Your objective: Read through the entries below and return each line with the word "this".

Data for the task:
• • •

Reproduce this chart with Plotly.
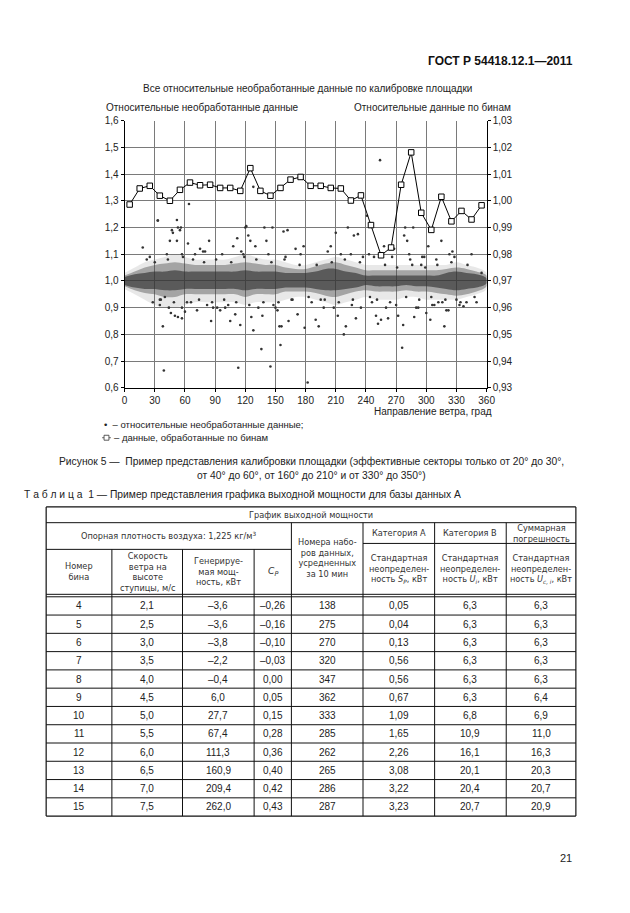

• • •

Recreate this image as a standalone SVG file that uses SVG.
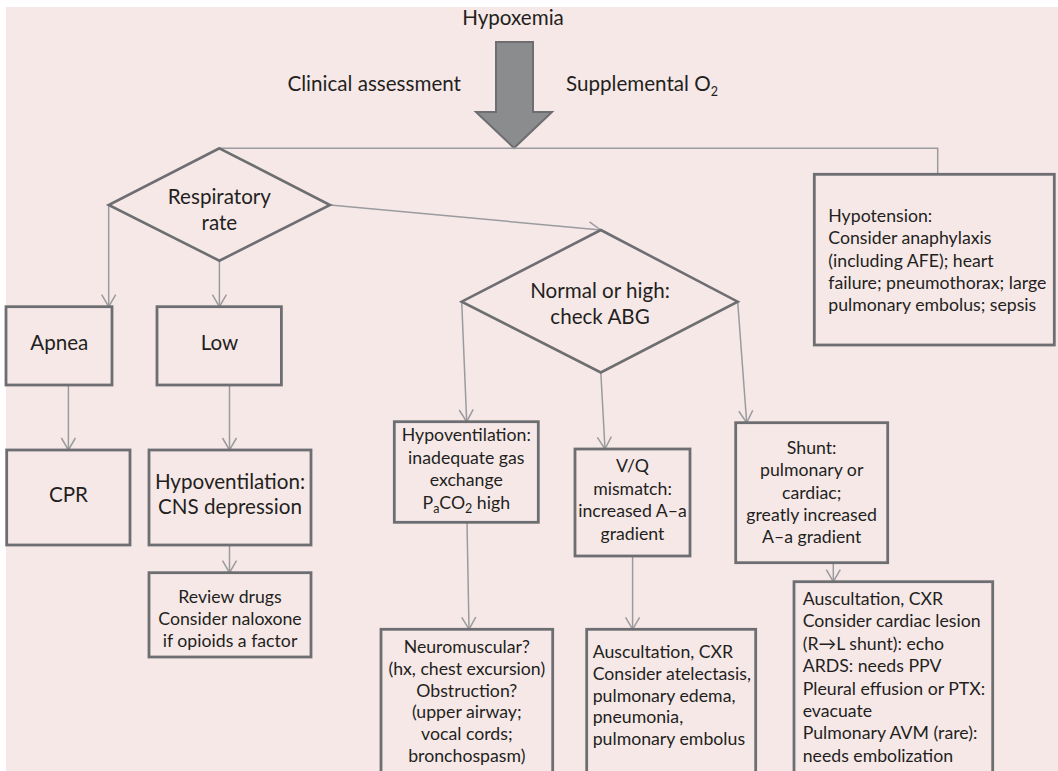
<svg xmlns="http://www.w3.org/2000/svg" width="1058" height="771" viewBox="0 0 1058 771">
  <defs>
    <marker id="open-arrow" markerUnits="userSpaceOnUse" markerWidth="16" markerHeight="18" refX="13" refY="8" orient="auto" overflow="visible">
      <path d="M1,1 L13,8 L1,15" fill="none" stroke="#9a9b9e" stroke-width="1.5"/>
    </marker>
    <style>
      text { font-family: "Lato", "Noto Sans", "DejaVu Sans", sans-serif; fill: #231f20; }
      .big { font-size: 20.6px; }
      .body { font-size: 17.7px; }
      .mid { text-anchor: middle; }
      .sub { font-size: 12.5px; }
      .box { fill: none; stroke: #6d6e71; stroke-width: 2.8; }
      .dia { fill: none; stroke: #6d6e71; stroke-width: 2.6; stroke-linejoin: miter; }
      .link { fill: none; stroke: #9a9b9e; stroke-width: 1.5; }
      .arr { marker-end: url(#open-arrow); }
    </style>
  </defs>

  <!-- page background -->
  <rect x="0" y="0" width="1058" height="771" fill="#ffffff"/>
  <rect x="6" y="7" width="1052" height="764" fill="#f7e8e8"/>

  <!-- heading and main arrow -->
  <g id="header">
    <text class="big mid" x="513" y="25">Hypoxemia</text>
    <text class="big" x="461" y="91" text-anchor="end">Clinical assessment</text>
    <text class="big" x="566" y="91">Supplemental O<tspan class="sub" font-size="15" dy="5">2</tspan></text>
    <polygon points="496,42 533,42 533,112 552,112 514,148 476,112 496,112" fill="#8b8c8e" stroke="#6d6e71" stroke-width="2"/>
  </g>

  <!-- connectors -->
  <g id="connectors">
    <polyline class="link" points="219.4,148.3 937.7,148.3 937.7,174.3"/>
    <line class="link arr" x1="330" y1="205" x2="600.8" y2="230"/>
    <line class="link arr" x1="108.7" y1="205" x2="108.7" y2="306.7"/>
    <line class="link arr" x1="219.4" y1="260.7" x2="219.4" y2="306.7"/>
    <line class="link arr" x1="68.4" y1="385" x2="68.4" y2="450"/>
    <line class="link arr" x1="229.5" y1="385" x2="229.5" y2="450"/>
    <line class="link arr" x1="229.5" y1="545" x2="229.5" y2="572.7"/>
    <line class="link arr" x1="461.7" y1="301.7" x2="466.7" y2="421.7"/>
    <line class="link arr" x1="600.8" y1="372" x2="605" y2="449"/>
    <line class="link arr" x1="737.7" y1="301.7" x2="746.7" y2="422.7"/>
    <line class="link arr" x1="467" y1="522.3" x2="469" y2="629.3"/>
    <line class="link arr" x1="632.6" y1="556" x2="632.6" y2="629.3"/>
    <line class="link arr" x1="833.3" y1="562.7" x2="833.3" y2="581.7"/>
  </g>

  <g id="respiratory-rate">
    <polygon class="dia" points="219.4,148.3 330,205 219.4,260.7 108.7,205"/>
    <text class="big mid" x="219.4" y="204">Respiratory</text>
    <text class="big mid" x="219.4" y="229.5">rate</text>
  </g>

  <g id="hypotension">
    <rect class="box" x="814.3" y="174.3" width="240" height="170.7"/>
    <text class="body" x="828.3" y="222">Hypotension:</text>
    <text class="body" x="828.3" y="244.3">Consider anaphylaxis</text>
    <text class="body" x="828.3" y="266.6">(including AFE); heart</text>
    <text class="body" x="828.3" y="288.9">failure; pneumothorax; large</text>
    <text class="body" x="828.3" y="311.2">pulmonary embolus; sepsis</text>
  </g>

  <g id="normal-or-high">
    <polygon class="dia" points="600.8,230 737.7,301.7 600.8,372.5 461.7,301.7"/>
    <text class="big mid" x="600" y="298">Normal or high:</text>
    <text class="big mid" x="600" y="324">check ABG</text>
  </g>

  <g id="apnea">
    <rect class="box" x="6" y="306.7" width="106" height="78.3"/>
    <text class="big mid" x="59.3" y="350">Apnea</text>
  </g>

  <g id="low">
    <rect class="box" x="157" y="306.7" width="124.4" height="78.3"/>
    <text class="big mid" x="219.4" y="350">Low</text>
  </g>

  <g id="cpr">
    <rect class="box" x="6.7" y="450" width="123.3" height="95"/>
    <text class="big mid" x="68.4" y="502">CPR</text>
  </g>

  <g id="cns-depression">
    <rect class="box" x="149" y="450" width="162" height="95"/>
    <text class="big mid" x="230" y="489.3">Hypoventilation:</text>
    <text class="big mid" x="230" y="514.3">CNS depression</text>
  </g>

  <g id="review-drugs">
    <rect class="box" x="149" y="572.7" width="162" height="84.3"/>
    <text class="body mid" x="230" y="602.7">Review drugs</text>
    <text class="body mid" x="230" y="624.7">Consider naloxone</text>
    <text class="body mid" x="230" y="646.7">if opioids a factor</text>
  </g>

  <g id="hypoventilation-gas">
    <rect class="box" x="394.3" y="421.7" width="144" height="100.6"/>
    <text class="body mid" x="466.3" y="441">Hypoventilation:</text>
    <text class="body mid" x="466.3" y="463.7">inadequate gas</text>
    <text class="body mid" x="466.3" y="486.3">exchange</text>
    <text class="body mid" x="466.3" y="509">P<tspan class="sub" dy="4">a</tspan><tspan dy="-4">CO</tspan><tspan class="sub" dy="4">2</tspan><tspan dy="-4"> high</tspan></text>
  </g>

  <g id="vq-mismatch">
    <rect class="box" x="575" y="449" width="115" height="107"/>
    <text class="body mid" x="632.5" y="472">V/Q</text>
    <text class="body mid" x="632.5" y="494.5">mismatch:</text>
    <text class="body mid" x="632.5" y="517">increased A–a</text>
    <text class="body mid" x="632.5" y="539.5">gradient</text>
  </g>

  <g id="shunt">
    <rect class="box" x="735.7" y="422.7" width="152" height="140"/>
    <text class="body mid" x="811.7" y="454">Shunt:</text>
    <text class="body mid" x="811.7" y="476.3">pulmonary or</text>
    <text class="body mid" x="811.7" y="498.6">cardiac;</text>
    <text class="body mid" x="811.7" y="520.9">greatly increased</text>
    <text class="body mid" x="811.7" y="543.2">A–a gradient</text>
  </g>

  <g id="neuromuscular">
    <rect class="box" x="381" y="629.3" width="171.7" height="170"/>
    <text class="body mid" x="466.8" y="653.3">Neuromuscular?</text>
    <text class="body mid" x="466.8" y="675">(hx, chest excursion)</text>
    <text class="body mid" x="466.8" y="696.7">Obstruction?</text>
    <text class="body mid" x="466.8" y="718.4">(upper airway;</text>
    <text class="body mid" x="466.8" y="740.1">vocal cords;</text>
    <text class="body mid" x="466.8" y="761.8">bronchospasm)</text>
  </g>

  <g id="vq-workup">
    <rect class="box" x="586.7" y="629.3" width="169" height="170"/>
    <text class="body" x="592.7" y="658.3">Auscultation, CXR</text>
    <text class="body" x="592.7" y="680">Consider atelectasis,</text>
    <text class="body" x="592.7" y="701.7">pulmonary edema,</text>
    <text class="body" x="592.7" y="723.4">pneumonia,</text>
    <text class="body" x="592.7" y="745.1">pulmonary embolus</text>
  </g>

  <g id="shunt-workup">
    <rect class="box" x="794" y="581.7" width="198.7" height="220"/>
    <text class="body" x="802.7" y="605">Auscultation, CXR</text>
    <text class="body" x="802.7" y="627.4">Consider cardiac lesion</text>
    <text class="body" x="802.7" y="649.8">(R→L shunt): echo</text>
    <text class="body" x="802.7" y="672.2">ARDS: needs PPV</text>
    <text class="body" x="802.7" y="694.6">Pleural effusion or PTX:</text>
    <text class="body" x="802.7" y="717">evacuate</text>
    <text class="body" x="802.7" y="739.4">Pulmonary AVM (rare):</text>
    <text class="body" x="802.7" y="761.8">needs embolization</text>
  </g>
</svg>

• • •

Output of the task:
Reproduce this chart with Plotly.
Recreate this image as a standalone SVG file that uses SVG.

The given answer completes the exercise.